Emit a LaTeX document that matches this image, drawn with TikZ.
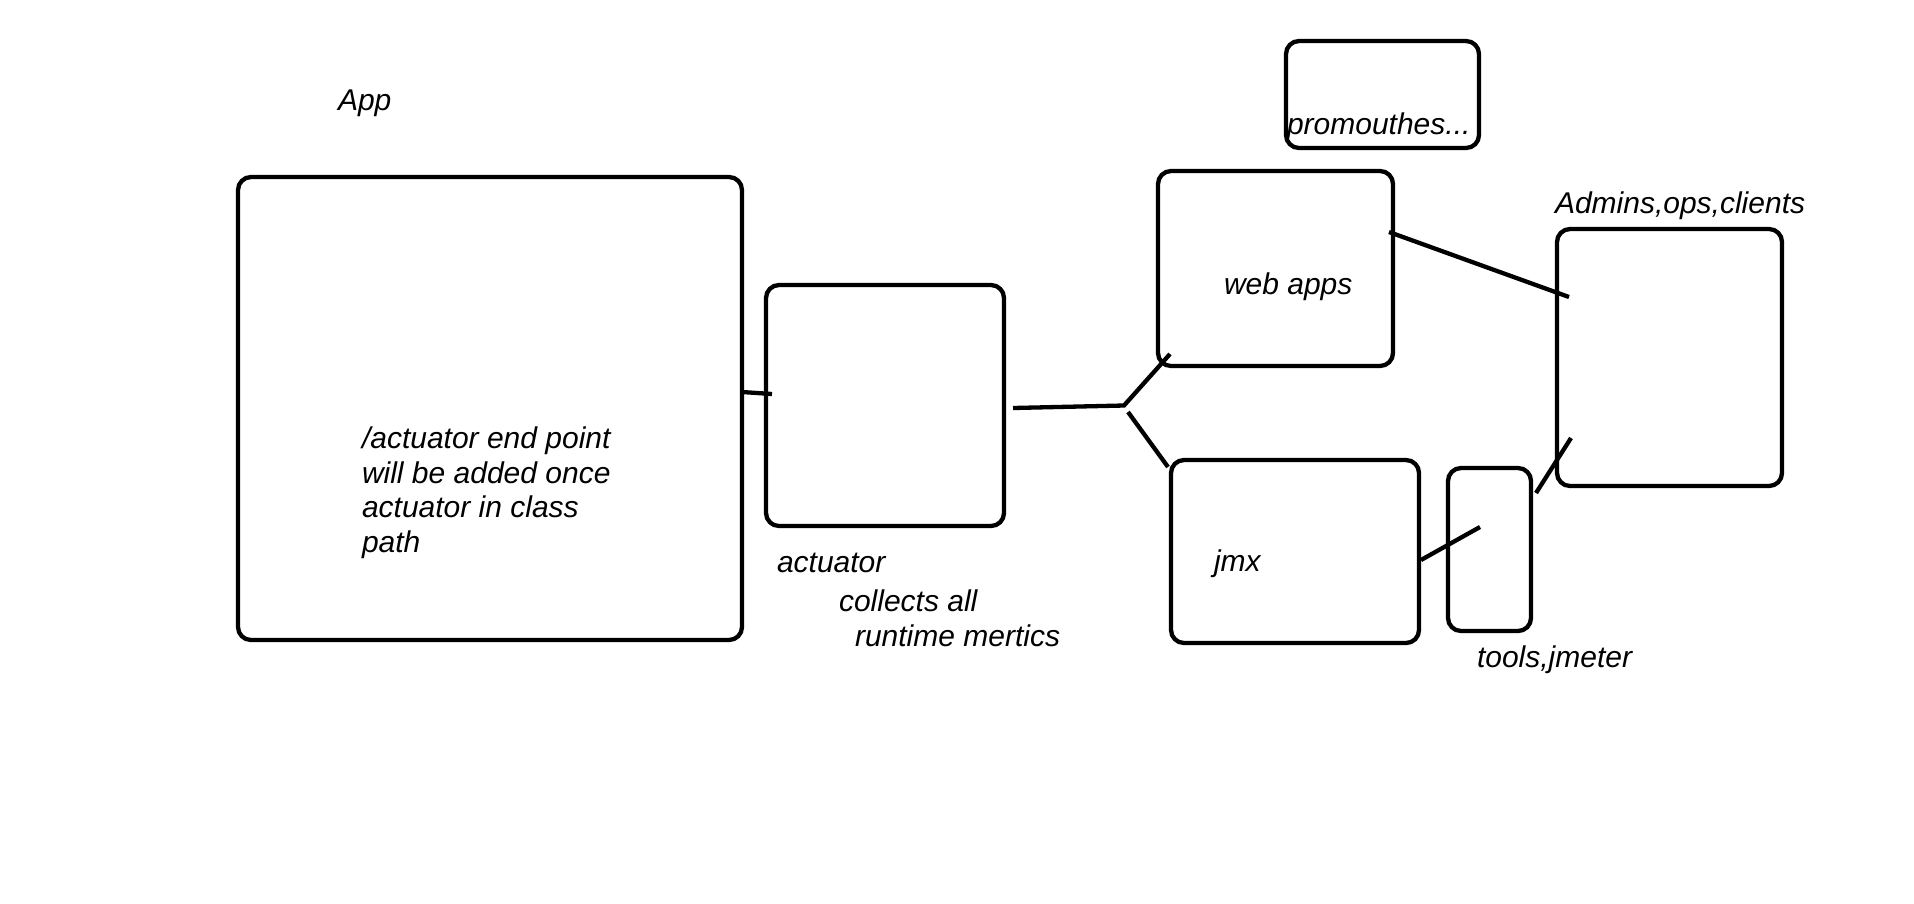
\documentclass[tikz,border=0pt]{standalone}
\usepackage{fontspec}
\setmainfont{Liberation Sans}
\begin{document}
\begin{tikzpicture}[x=1pt,y=-1pt,
  box/.style={draw=black, line width=4.3pt, rounded corners=13pt, inner sep=0pt, outer sep=0pt},
  lbl/.style={inner sep=0pt, outer sep=0pt, anchor=base west, font=\fontsize{30}{35}\selectfont\itshape},
  link/.style={draw=black, line width=4.3pt}]
\useasboundingbox[fill=white] (0,0) rectangle (1914,903);

% boxes
\node[box, minimum width=504pt, minimum height=463pt] (app) at (490,408.5) {};
\node[box, minimum width=238pt, minimum height=241pt] (act) at (885,405.5) {};
\node[box, minimum width=193pt, minimum height=107pt] (prom) at (1382.5,94.5) {};
\node[box, minimum width=235pt, minimum height=195pt] (web) at (1275.5,268.5) {};
\node[box, minimum width=248pt, minimum height=183pt] (jmx) at (1295,551.5) {};
\node[box, minimum width=83pt, minimum height=163pt] (tools) at (1489.5,549.5) {};
\node[box, minimum width=225pt, minimum height=257pt] (adm) at (1669.5,357.5) {};

% texts
\node[lbl] (tapp) at (338,110.6) {App};
\node[lbl] (b1) at (362,448) {/actuator end point};
\node[lbl] (b2) at (362,483) {will be added once};
\node[lbl] (b3) at (362,517.5) {actuator in class};
\node[lbl] (b4) at (362,552) {path};
\node[lbl] (tact) at (777,572.7) {actuator};
\node[lbl] (tcol) at (839,611.7) {collects all};
\node[lbl] (trun) at (855,646.7) {runtime mertics};
\node[lbl] (tprom) at (1287,134.4) {promouthes...};
\node[lbl] (tweb) at (1224,294) {web apps};
\node[lbl] (tadm) at (1555,213) {Admins,ops,clients};
\node[lbl] (tjmx) at (1214,571) {jmx};
\node[lbl] (ttools) at (1477,667) {tools,jmeter};

% connector end points
\coordinate (s1) at (742,392);
\coordinate (s2) at (772,394);
\coordinate (m1) at (1013,408);
\coordinate (m2) at (1124,405.5);
\coordinate (u2) at (1170,354);
\coordinate (d1) at (1128,412);
\coordinate (d2) at (1168,467);
\coordinate (w1) at (1389,232);
\coordinate (w2) at (1569,297);
\coordinate (j1) at (1421,560);
\coordinate (j2) at (1480,527);
\coordinate (t1) at (1536,493);
\coordinate (t2) at (1571,438);

% connectors
\draw[link] (s1) -- (s2);
\draw[link] (m1) -- (m2) -- (u2);
\draw[link] (d1) -- (d2);
\draw[link] (w1) -- (w2);
\draw[link] (j1) -- (j2);
\draw[link] (t1) -- (t2);
\end{tikzpicture}
\end{document}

### Problem
Your task is to restate word for word the lines from the top of the data to the line containing "(0,0) rectangle (1914,903);", both ends included, with every picture left out.

### Solution for this task
Emit a LaTeX document that matches this image, drawn with TikZ.
\documentclass[tikz,border=0pt]{standalone}
\usepackage{fontspec}
\setmainfont{Liberation Sans}
\begin{document}
\begin{tikzpicture}[x=1pt,y=-1pt,
  box/.style={draw=black, line width=4.3pt, rounded corners=13pt, inner sep=0pt, outer sep=0pt},
  lbl/.style={inner sep=0pt, outer sep=0pt, anchor=base west, font=\fontsize{30}{35}\selectfont\itshape},
  link/.style={draw=black, line width=4.3pt}]
\useasboundingbox[fill=white] (0,0) rectangle (1914,903);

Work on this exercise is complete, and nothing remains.